Security Researchers
Analyze text for Trojan Source-style attacks where directional Unicode overrides make malicious code appear harmless.
Data Engineers
Audit CSV or JSON data copied from spreadsheets or documents before importing into a database or pipeline.
Localization Teams
Verify that translated strings use the correct Unicode code points and have not been corrupted during export from translation tools.
QA Engineers
Build test cases with exact \uXXXX sequences to verify your application handles edge-case Unicode correctly.
Frequently Asked Questions (FAQs)
What is a \uXXXX Unicode escape sequence?

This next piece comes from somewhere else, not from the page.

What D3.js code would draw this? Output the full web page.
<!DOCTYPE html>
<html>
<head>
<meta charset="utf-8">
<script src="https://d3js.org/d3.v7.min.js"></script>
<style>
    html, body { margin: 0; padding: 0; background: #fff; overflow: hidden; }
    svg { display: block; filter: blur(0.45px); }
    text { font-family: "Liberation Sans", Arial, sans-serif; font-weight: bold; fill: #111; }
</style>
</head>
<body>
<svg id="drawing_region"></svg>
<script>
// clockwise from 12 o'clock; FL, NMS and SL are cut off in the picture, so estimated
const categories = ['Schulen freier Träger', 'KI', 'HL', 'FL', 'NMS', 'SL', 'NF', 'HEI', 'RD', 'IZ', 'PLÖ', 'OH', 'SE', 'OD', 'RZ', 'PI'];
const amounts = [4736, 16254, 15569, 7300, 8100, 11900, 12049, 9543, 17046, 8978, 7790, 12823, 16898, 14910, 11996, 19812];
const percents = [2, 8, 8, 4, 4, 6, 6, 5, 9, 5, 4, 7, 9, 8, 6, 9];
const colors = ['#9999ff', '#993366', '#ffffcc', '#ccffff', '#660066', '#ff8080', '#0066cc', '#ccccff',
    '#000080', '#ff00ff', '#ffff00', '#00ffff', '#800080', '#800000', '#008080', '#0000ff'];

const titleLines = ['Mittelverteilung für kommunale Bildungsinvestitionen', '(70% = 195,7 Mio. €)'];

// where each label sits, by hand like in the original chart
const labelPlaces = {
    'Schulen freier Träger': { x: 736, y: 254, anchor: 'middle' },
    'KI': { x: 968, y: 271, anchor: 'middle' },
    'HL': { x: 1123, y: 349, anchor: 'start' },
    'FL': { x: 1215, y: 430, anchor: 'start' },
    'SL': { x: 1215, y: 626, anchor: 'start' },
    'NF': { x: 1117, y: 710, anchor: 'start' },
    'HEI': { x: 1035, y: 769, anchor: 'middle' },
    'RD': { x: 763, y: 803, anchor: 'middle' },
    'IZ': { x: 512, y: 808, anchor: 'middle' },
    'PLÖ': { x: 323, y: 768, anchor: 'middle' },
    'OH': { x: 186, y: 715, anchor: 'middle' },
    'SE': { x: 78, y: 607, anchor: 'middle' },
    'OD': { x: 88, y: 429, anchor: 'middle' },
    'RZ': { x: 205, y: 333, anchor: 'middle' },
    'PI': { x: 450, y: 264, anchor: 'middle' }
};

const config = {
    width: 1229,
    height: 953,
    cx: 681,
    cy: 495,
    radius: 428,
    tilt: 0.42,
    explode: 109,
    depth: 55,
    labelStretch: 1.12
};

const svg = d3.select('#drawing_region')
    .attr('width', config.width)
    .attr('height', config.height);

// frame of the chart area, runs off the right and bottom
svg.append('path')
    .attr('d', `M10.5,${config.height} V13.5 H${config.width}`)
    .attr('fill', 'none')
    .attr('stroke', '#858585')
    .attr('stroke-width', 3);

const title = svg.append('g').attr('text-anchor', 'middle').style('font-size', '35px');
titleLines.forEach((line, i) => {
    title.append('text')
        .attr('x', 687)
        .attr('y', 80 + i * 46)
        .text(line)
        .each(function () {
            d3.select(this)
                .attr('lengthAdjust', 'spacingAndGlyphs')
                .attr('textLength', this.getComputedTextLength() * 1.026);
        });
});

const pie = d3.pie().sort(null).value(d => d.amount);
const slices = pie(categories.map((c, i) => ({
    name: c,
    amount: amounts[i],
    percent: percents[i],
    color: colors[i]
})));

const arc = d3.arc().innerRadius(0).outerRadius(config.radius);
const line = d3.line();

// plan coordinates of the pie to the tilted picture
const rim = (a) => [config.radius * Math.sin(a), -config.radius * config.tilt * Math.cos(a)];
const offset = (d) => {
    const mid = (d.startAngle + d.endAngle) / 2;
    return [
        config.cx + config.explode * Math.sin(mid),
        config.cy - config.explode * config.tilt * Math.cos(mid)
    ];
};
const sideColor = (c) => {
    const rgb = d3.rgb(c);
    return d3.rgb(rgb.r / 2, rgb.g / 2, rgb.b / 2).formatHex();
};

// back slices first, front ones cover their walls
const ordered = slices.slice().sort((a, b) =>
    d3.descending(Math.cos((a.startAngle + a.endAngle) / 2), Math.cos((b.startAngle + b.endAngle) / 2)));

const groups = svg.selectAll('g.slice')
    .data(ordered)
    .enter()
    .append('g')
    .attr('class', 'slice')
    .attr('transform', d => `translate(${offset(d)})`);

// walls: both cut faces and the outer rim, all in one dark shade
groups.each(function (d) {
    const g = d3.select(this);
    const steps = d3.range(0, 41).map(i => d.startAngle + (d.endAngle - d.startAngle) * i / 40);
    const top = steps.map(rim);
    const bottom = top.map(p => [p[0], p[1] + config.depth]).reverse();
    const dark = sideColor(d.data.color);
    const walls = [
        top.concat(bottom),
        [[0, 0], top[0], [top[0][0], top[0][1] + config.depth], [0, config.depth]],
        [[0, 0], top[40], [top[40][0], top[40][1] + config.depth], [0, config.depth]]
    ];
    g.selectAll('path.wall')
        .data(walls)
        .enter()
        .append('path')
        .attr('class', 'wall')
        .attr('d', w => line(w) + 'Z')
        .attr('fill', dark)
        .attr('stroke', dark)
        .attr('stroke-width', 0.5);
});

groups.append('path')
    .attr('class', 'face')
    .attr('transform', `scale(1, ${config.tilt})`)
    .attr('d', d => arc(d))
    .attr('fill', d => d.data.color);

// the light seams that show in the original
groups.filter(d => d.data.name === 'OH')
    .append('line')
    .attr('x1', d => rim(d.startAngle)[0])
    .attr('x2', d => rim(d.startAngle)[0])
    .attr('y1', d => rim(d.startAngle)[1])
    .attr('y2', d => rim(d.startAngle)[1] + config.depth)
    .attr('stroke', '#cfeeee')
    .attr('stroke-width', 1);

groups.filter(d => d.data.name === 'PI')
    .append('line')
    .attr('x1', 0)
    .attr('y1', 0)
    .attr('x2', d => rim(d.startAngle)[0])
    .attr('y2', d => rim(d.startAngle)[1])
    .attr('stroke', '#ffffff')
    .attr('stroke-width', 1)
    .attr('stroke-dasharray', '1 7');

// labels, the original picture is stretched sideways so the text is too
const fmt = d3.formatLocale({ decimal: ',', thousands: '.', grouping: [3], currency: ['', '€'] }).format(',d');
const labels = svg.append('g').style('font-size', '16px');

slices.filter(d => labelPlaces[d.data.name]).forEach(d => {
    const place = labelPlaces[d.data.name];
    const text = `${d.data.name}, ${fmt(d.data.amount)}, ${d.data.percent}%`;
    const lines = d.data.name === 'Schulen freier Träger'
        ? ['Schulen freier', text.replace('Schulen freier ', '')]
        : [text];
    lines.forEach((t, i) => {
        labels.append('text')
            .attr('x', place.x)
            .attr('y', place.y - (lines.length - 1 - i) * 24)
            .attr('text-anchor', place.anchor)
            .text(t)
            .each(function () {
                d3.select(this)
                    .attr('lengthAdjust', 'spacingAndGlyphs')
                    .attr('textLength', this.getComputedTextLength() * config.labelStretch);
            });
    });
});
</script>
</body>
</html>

\uXXXX is a notation used in JavaScript, Java, C#, Python, and JSON to represent a Unicode character by its hexadecimal code point. For example, \u0041 is the letter A and \u00E9 is é. It allows any Unicode character to be safely embedded in ASCII-only source files or transmitted over channels that cannot handle raw multi-byte characters.
What are "gremlins" in text?
Gremlins are invisible Unicode characters that hide inside strings and cause unexpected behavior. They are invisible in most text editors and IDEs, but fully present in memory, databases, and over the wire. Common sources include: copying text from browsers, PDFs, Word documents, Slack, and WhatsApp. The Zero-Width Space (U+200B) and BOM (U+FEFF) are the two most frequently encountered culprits.

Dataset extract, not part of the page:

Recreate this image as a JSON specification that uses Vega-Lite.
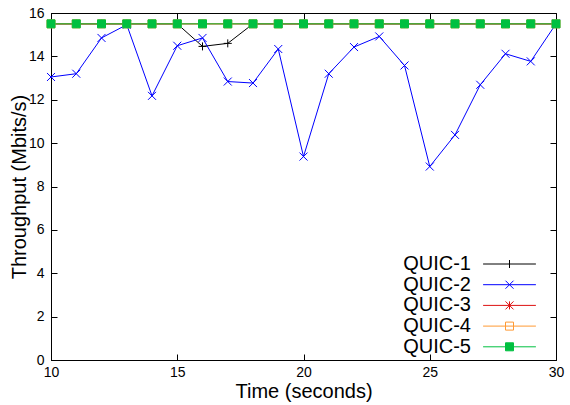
{
  "$schema": "https://vega.github.io/schema/vega-lite/v6.json",
  "width": 505,
  "height": 347,
  "autosize": {"type": "none"},
  "padding": {"left": 51, "top": 13, "right": 14, "bottom": 45},
  "background": "white",
  "config": {
    "font": "Liberation Sans",
    "view": {"stroke": "black", "strokeWidth": 1},
    "axis": {
      "grid": false,
      "domainColor": "black",
      "domainWidth": 1,
      "tickColor": "black",
      "tickWidth": 1,
      "labelColor": "black",
      "labelFont": "Liberation Sans",
      "labelFontSize": 14,
      "titleFont": "Liberation Sans",
      "titleFontSize": 20,
      "titleFontWeight": "normal",
      "titleColor": "black",
      "labelFlush": false,
      "labelOverlap": false
    }
  },
  "data": {
    "values": [
      {"t": 10, "series": "QUIC-1", "v": 15.5}, {"t": 11, "series": "QUIC-1", "v": 15.5}, {"t": 12, "series": "QUIC-1", "v": 15.5}, {"t": 13, "series": "QUIC-1", "v": 15.5}, {"t": 14, "series": "QUIC-1", "v": 15.5}, {"t": 15, "series": "QUIC-1", "v": 15.5}, {"t": 16, "series": "QUIC-1", "v": 14.46}, {"t": 17, "series": "QUIC-1", "v": 14.6}, {"t": 18, "series": "QUIC-1", "v": 15.5}, {"t": 19, "series": "QUIC-1", "v": 15.5}, {"t": 20, "series": "QUIC-1", "v": 15.5}, {"t": 21, "series": "QUIC-1", "v": 15.5}, {"t": 22, "series": "QUIC-1", "v": 15.5}, {"t": 23, "series": "QUIC-1", "v": 15.5}, {"t": 24, "series": "QUIC-1", "v": 15.5}, {"t": 25, "series": "QUIC-1", "v": 15.5}, {"t": 26, "series": "QUIC-1", "v": 15.5}, {"t": 27, "series": "QUIC-1", "v": 15.5}, {"t": 28, "series": "QUIC-1", "v": 15.5}, {"t": 29, "series": "QUIC-1", "v": 15.5}, {"t": 30, "series": "QUIC-1", "v": 15.5},
      {"t": 10, "series": "QUIC-2", "v": 13.05}, {"t": 11, "series": "QUIC-2", "v": 13.2}, {"t": 12, "series": "QUIC-2", "v": 14.85}, {"t": 13, "series": "QUIC-2", "v": 15.46}, {"t": 14, "series": "QUIC-2", "v": 12.18}, {"t": 15, "series": "QUIC-2", "v": 14.49}, {"t": 16, "series": "QUIC-2", "v": 14.85}, {"t": 17, "series": "QUIC-2", "v": 12.84}, {"t": 18, "series": "QUIC-2", "v": 12.77}, {"t": 19, "series": "QUIC-2", "v": 14.34}, {"t": 20, "series": "QUIC-2", "v": 9.38}, {"t": 21, "series": "QUIC-2", "v": 13.2}, {"t": 22, "series": "QUIC-2", "v": 14.43}, {"t": 23, "series": "QUIC-2", "v": 14.92}, {"t": 24, "series": "QUIC-2", "v": 13.58}, {"t": 25, "series": "QUIC-2", "v": 8.92}, {"t": 26, "series": "QUIC-2", "v": 10.38}, {"t": 27, "series": "QUIC-2", "v": 12.69}, {"t": 28, "series": "QUIC-2", "v": 14.12}, {"t": 29, "series": "QUIC-2", "v": 13.77}, {"t": 30, "series": "QUIC-2", "v": 15.5},
      {"t": 10, "series": "QUIC-3", "v": 15.5}, {"t": 11, "series": "QUIC-3", "v": 15.5}, {"t": 12, "series": "QUIC-3", "v": 15.5}, {"t": 13, "series": "QUIC-3", "v": 15.5}, {"t": 14, "series": "QUIC-3", "v": 15.5}, {"t": 15, "series": "QUIC-3", "v": 15.5}, {"t": 16, "series": "QUIC-3", "v": 15.5}, {"t": 17, "series": "QUIC-3", "v": 15.5}, {"t": 18, "series": "QUIC-3", "v": 15.5}, {"t": 19, "series": "QUIC-3", "v": 15.5}, {"t": 20, "series": "QUIC-3", "v": 15.5}, {"t": 21, "series": "QUIC-3", "v": 15.5}, {"t": 22, "series": "QUIC-3", "v": 15.5}, {"t": 23, "series": "QUIC-3", "v": 15.5}, {"t": 24, "series": "QUIC-3", "v": 15.5}, {"t": 25, "series": "QUIC-3", "v": 15.5}, {"t": 26, "series": "QUIC-3", "v": 15.5}, {"t": 27, "series": "QUIC-3", "v": 15.5}, {"t": 28, "series": "QUIC-3", "v": 15.5}, {"t": 29, "series": "QUIC-3", "v": 15.5}, {"t": 30, "series": "QUIC-3", "v": 15.5},
      {"t": 10, "series": "QUIC-4", "v": 15.5}, {"t": 11, "series": "QUIC-4", "v": 15.5}, {"t": 12, "series": "QUIC-4", "v": 15.5}, {"t": 13, "series": "QUIC-4", "v": 15.5}, {"t": 14, "series": "QUIC-4", "v": 15.5}, {"t": 15, "series": "QUIC-4", "v": 15.5}, {"t": 16, "series": "QUIC-4", "v": 15.5}, {"t": 17, "series": "QUIC-4", "v": 15.5}, {"t": 18, "series": "QUIC-4", "v": 15.5}, {"t": 19, "series": "QUIC-4", "v": 15.5}, {"t": 20, "series": "QUIC-4", "v": 15.5}, {"t": 21, "series": "QUIC-4", "v": 15.5}, {"t": 22, "series": "QUIC-4", "v": 15.5}, {"t": 23, "series": "QUIC-4", "v": 15.5}, {"t": 24, "series": "QUIC-4", "v": 15.5}, {"t": 25, "series": "QUIC-4", "v": 15.5}, {"t": 26, "series": "QUIC-4", "v": 15.5}, {"t": 27, "series": "QUIC-4", "v": 15.5}, {"t": 28, "series": "QUIC-4", "v": 15.5}, {"t": 29, "series": "QUIC-4", "v": 15.5}, {"t": 30, "series": "QUIC-4", "v": 15.5},
      {"t": 10, "series": "QUIC-5", "v": 15.5}, {"t": 11, "series": "QUIC-5", "v": 15.5}, {"t": 12, "series": "QUIC-5", "v": 15.5}, {"t": 13, "series": "QUIC-5", "v": 15.5}, {"t": 14, "series": "QUIC-5", "v": 15.5}, {"t": 15, "series": "QUIC-5", "v": 15.5}, {"t": 16, "series": "QUIC-5", "v": 15.5}, {"t": 17, "series": "QUIC-5", "v": 15.5}, {"t": 18, "series": "QUIC-5", "v": 15.5}, {"t": 19, "series": "QUIC-5", "v": 15.5}, {"t": 20, "series": "QUIC-5", "v": 15.5}, {"t": 21, "series": "QUIC-5", "v": 15.5}, {"t": 22, "series": "QUIC-5", "v": 15.5}, {"t": 23, "series": "QUIC-5", "v": 15.5}, {"t": 24, "series": "QUIC-5", "v": 15.5}, {"t": 25, "series": "QUIC-5", "v": 15.5}, {"t": 26, "series": "QUIC-5", "v": 15.5}, {"t": 27, "series": "QUIC-5", "v": 15.5}, {"t": 28, "series": "QUIC-5", "v": 15.5}, {"t": 29, "series": "QUIC-5", "v": 15.5}, {"t": 30, "series": "QUIC-5", "v": 15.5}
    ]
  },
  "layer": [
    {
      "mark": {"type": "line", "strokeWidth": 1},
      "encoding": {
        "x": {"field": "t", "type": "quantitative", "scale": {"domain": [10, 30], "nice": false, "zero": false},
              "axis": {"orient": "bottom", "values": [10, 15, 20, 25, 30], "tickSize": -6, "labelPadding": 11, "labelDx": 2, "title": "Time (seconds)", "titlePadding": 2}},
        "y": {"field": "v", "type": "quantitative", "scale": {"domain": [0, 16], "nice": false},
              "axis": {"orient": "left", "values": [0, 2, 4, 6, 8, 10, 12, 14, 16], "tickSize": -6, "labelPadding": 13, "title": "Throughput (Mbits/s)", "titlePadding": -1}},
        "color": {"field": "series", "type": "nominal", "legend": null,
                  "scale": {"domain": ["QUIC-1", "QUIC-2", "QUIC-3", "QUIC-4", "QUIC-5"], "range": ["#000000", "#0000ff", "#dd1111", "#ff9933", "#00c040"]}}
      }
    },
    {
      "mark": {"type": "point", "filled": false, "size": 64, "strokeWidth": 1, "opacity": 1},
      "encoding": {
        "x": {"field": "t", "type": "quantitative", "axis": {"orient": "top", "values": [15, 20, 25], "tickSize": -6, "labels": false, "title": null}},
        "y": {"field": "v", "type": "quantitative", "axis": {"orient": "right", "values": [2, 4, 6, 8, 10, 12, 14], "tickSize": -6, "labels": false, "title": null}},
        "color": {"field": "series", "type": "nominal", "legend": null,
                  "scale": {"domain": ["QUIC-1", "QUIC-2", "QUIC-3", "QUIC-4", "QUIC-5"], "range": ["#000000", "#0000ff", "#dd1111", "#ff9933", "#00c040"]}},
        "shape": {"field": "series", "type": "nominal", "legend": null,
                  "scale": {"domain": ["QUIC-1", "QUIC-2", "QUIC-3", "QUIC-4", "QUIC-5"], "range": ["M-1,0H1M0,-1V1", "M-1,-1L1,1M-1,1L1,-1", "M-1,0H1M0,-1V1M-0.7,-0.7L0.7,0.7M-0.7,0.7L0.7,-0.7", "square", "square"]}},
        "fill": {"field": "series", "type": "nominal", "legend": null,
                 "scale": {"domain": ["QUIC-1", "QUIC-2", "QUIC-3", "QUIC-4", "QUIC-5"], "range": ["transparent", "transparent", "transparent", "transparent", "#00c040"]}}
      }
    },
    {
      "transform": [{"filter": "false"}],
      "mark": {"type": "point", "filled": false, "size": 64, "strokeWidth": 1, "opacity": 1},
      "encoding": {
        "x": {"field": "t", "type": "quantitative", "axis": null},
        "y": {"field": "v", "type": "quantitative", "axis": null},
        "color": {"field": "series", "type": "nominal",
                  "scale": {"domain": ["QUIC-1", "QUIC-2", "QUIC-3", "QUIC-4", "QUIC-5"], "range": ["#000000", "#0000ff", "#dd1111", "#ff9933", "#00c040"]},
                  "legend": {
                    "title": null, "orient": "none", "legendX": 448.5, "legendY": 241, "padding": 0,
                    "labelAlign": "right", "labelOffset": -48.5, "labelFontSize": 20, "labelFont": "Liberation Sans", "labelColor": "black", "labelLimit": 200,
                    "rowPadding": 0.7, "symbolSize": 64, "symbolStrokeWidth": 1, "symbolOpacity": 1
                  }},
        "shape": {"field": "series", "type": "nominal",
                  "scale": {"domain": ["QUIC-1", "QUIC-2", "QUIC-3", "QUIC-4", "QUIC-5"], "range": ["M-6.6,0H6.6M0,-1V1", "M-6.6,0H6.6M-1,-1L1,1M-1,1L1,-1", "M-6.6,0H6.6M0,-1V1M-1,-1L1,1M-1,1L1,-1", "M-6.6,0H6.6M-1,-1H1V1H-1Z", "M-6.6,0H6.6M-1,-1H1V1H-1Z"]}},
        "fill": {"field": "series", "type": "nominal",
                 "scale": {"domain": ["QUIC-1", "QUIC-2", "QUIC-3", "QUIC-4", "QUIC-5"], "range": ["transparent", "transparent", "transparent", "transparent", "#00c040"]}}
      }
    }
  ],
  "resolve": {
    "axis": {"x": "independent", "y": "independent"},
    "scale": {"color": "independent", "shape": "independent", "fill": "independent"},
    "legend": {"color": "independent", "shape": "independent", "fill": "independent"}
  }
}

Why is my code failing for no reason?
If your logic appears correct but comparisons, regex matches, or JSON parses silently fail, paste the suspicious string into this tool and enable Reveal Gremlins. In most cases, you will find an invisible character inserted by the source of the data - a website, a document, or a copied code snippet. Remove the detected characters using our Remove Non-Printable Characters or Remove BOM tools.
What is the difference between Non-ASCII Only and encoding everything?
With Non-ASCII Only checked (default), only characters above code point U+007F are encoded - letters, digits, and standard punctuation remain human-readable. This is the most useful mode for debugging. With it unchecked, every single character is converted to \uXXXX, producing a fully escaped output suitable for embedding in strict ASCII environments or obfuscated configurations.
Does this tool handle supplementary plane characters (emoji, rare scripts)?
Yes. Characters above U+FFFF (such as emoji) are encoded as surrogate pairs: two consecutive \uXXXX sequences following the UTF-16 surrogate encoding standard used by JavaScript and Java.
Is my data safe?
All processing happens in your browser. No text - including passwords, API keys, or source code - is ever sent to any server. AllOverTools is 100% client-side.
Conclusion
The Unicode Converter is the one tool every developer should bookmark for the moment their code starts misbehaving for no visible reason. Between the bidirectional \uXXXX encoder and the Reveal Gremlins scanner, it gives you complete visibility into the true content of any string - no matter how innocent it looks on the surface. Paste your suspicious text, flip the Gremlins toggle, and see the truth in under a second.